Nitrofurantoïne
Eerste trimester
Er is ruime ervaring met nitrofurantoïne in het eerste trimester. Prospectieve studies (>10.000 gevolgde zwangerschappen) laten geen verhoogd risico zien op aangeboren afwijkingen. Case control studies sluiten een licht verhoogd risico op specifieke aangeboren afwijkingen niet uit, maar deze studies hebben methodologische beperkingen.
Vlak voor de bevalling
Wees terughoudend met nitrofurantoïne vlak voor de uitgerekende datum. Nitrofurantoïne kan dan in theorie een hemolytische anemie (bloedarmoede) bij de neonaat veroorzaken, vooral bij G6PD-deficiëntie. G6PD-deficiëntie is een erfelijke aandoening en komt vooral voor bij mensen uit het Middellandse Zeegebied, Suriname, de Antillen, Azië en Afrika. In de oorspronkelijke Noord-Europese bevolking is de incidentie laag (0,1%). De Nederlandse Vereniging voor Obstetrie en Gynaecologie geeft in haar richtlijn aan om bij voorkeur nitrofurantoïne niet te gebruiken vanaf 36 weken zwangerschap of bij dreigende vroeggeboorte.
Clindamycine
Er is redelijke ervaring met clindamycine in het eerste trimester. Clindamycine is geen middel van eerste keus, in verband met het risico op pseudomembraneuze colitis bij de moeder. Het kan worden gebruikt bij falen van penicillines, cefalosporines en macroliden. De informatie over lokale toediening van clindamycine vindt u bij de huidaandoeningen en bij vaginale aandoeningen.
Fusidinezuur
Met het gebruik van fusidinezuur tijdens de zwangerschap is geen ervaring opgedaan. Fusidinezuur remt competitief de binding van bilirubine aan albumine. Er zijn enkele case reports van hyperbilirubinemie bij directe systemische toepassing van fusidinezuur aan patiënten. Systemisch gebruik in de laatste weken vóór de partus kan daardoor in theorie leiden tot hyperbilirubinemie bij de neonaat. Vooral als de partus vervolgens prematuur plaats vindt, of de neonaat icterisch, acidotisch of ernstig ziek is, kan dit een risico zijn. De informatie over lokale toediening van fusidinezuur vindt u bij de huidaandoeningen en bij oogaandoeningen.
Fosfomycine
Onderzoek naar dit middel tijdens de zwangerschap beperkt zich vooral tot effectiviteitsstudies in het tweede en derde trimester. Er wordt over het algemeen aangenomen dat fosfomycine in deze fase van de zwangerschap geen nadelige effecten heeft. Fosfomycine passeert de placenta. Een goede risico-inschatting voor een blootstelling in het eerste trimester is moeilijk te maken. Een prospectieve studie met ongeveer 150 eerste trimester blootstellingen aan fosfomycine oraal ziet geen verhoogd risico op aangeboren afwijkingen. Voorlopige data uit een uitgiftedatabase met ruim 2500 eerste trimester blootstellingen aan fosfomycine laat eveneens geen verhoogd risico zien op aangeboren afwijkingen. Fosfomycine is in orale en IV-toedieningsvorm.
Colistine
Er zijn onvoldoende gegevens om het risico van colistine tijdens de zwangerschap in te schatten. Toediening via vernevelen heeft een lage biologische beschikbaarheid van 2% en zal dus nauwelijks tot blootstelling van de foetus leiden.

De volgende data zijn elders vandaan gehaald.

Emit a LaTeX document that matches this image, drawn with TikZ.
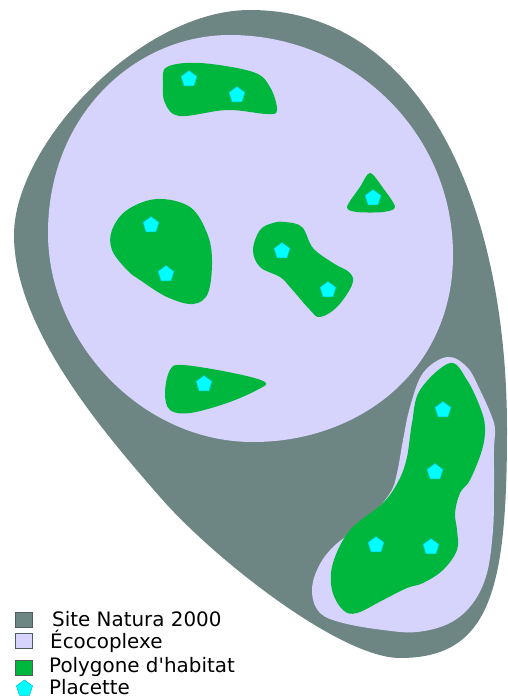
\documentclass[tikz,border=0pt]{standalone}
\usepackage{fontspec}
\newfontfamily\legfont{DejaVu Sans}
\usetikzlibrary{shapes.geometric}
\definecolor{natura}{RGB}{110,134,131}
\definecolor{eco}{RGB}{214,212,252}
\definecolor{habitat}{RGB}{0,183,61}
\definecolor{placecol}{RGB}{0,255,255}
\definecolor{placeedge}{RGB}{0,190,190}
\tikzset{
  naturafill/.style={fill=natura},
  ecofill/.style={fill=eco},
  habfill/.style={fill=habitat},
  placette/.style={regular polygon, regular polygon sides=5, fill=placecol, draw=placeedge, line width=0.5pt, minimum size=17pt, inner sep=0pt},
  legbox/.style={minimum width=17pt, minimum height=15pt, inner sep=0pt, draw=natura!70!black, line width=0.8pt},
  legtext/.style={anchor=base west, inner sep=0pt, font=\legfont\fontsize{19.9}{23}\selectfont}
}
\begin{document}
\begin{tikzpicture}[x=1pt,y=-1pt]
\useasboundingbox (0,0) rectangle (507,698);
% Site Natura 2000
\fill[naturafill] (250,10) .. controls (420,10) and (507,200) .. (507,430)
  .. controls (507,590) and (490,658) .. (400,658)
  .. controls (340,658) and (213,558) .. (160,497)
  .. controls (107,436) and (14,330) .. (14,235)
  .. controls (14,145) and (140,10) .. (250,10) -- cycle;
% Ecocomplexe (large)
\fill[ecofill] (230,35) .. controls (350,35) and (453,130) .. (453,255)
  .. controls (453,370) and (360,442) .. (253,442)
  .. controls (140,442) and (48,340) .. (48,233)
  .. controls (48,115) and (135,35) .. (230,35) -- cycle;
% Ecocomplexe (small)
\fill[ecofill] plot[smooth cycle, tension=0.6] coordinates {
 (447,357) (467,367) (480,390) (492,417) (495,430) (494,450) (494,490) (493,530)
 (487,573) (473,603) (450,623) (417,632) (383,630) (343,623) (320,613) (312,593)
 (317,570) (333,547) (367,520) (390,493) (397,473) (403,440) (410,407) (423,373)};
% Habitat polygons
\fill[habfill] plot[smooth cycle, tension=0.6] coordinates {
 (450,363) (467,380) (480,407) (485,427) (482,450) (470,480) (460,493) (455,513)
 (457,530) (457,550) (443,570) (423,583) (407,588) (383,600) (357,613) (343,610)
 (332,590) (333,563) (350,530) (383,503) (399,480) (407,457) (412,423) (420,390)};
\fill[habfill] plot[smooth cycle, tension=0.6] coordinates {
 (167,67) (200,63) (253,72) (270,87) (277,110) (267,114) (227,110) (180,116)
 (165,103) (163,83)};
\fill[habfill] plot[smooth cycle, tension=0.5] coordinates {
 (370,173) (383,188) (395,207) (383,212) (357,212) (347,207) (360,187)};
\fill[habfill] plot[smooth cycle, tension=0.6] coordinates {
 (157,199) (190,207) (207,233) (212,260) (208,293) (193,304) (167,297) (140,280)
 (127,270) (112,250) (112,230) (127,210)};
\fill[habfill] plot[smooth cycle, tension=0.6] coordinates {
 (285,222) (302,227) (313,248) (333,263) (350,273) (352,285) (337,307) (320,317)
 (310,310) (290,287) (280,277) (260,267) (253,250) (260,230) (273,223)};
\fill[habfill] plot[smooth cycle, tension=0.6] coordinates {
 (170,370) (183,365) (233,373) (265,382) (257,390) (227,403) (190,413) (170,410)
 (165,393)};
% Placettes
\node[placette] (p1) at (189,79) {};
\node[placette] (p2) at (237,95) {};
\node[placette] (p3) at (373,198) {};
\node[placette] (p4) at (151,225) {};
\node[placette] (p5) at (166,274) {};
\node[placette] (p6) at (282,251) {};
\node[placette] (p7) at (328,290) {};
\node[placette] (p8) at (204,384) {};
\node[placette] (p9) at (443,410) {};
\node[placette] (p10) at (435,472) {};
\node[placette] (p11) at (376,545) {};
\node[placette] (p12) at (431,547) {};
% Legend
\node[legbox, fill=natura] (l1) at (23.5,619.5) {};
\node[legbox, fill=eco] (l2) at (23.5,641) {};
\node[legbox, fill=habitat] (l3) at (23.5,667.5) {};
\node[placette] (l4) at (24.5,688.5) {};
\node[legtext] (t1) at (52,626) {Site Natura 2000};
\node[legtext] (t2) at (50,648) {Écocoplexe};
\node[legtext] (t3) at (49,672) {Polygone d'habitat};
\node[legtext] (t4) at (49,694) {Placette};
\end{tikzpicture}
\end{document}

Aztreonam, fidaxomicine, daptomycine methenamine
Er zijn (vrijwel) geen humane studies naar het gebruik van aztreonam, fidaxomicine, daptomycine en methenamine tijdens de zwangerschap.
Een urineweginfectie tijdens de zwangerschap
Tijdens de zwangerschap is de kans op een ernstiger beloop van een urineweginfectie groter. Dit kan nadelige gevolgen hebben voor de moeder, zoals pyelonefritis en sepsis, en voor het kind, zoals groeivertraging en vroeggeboorte.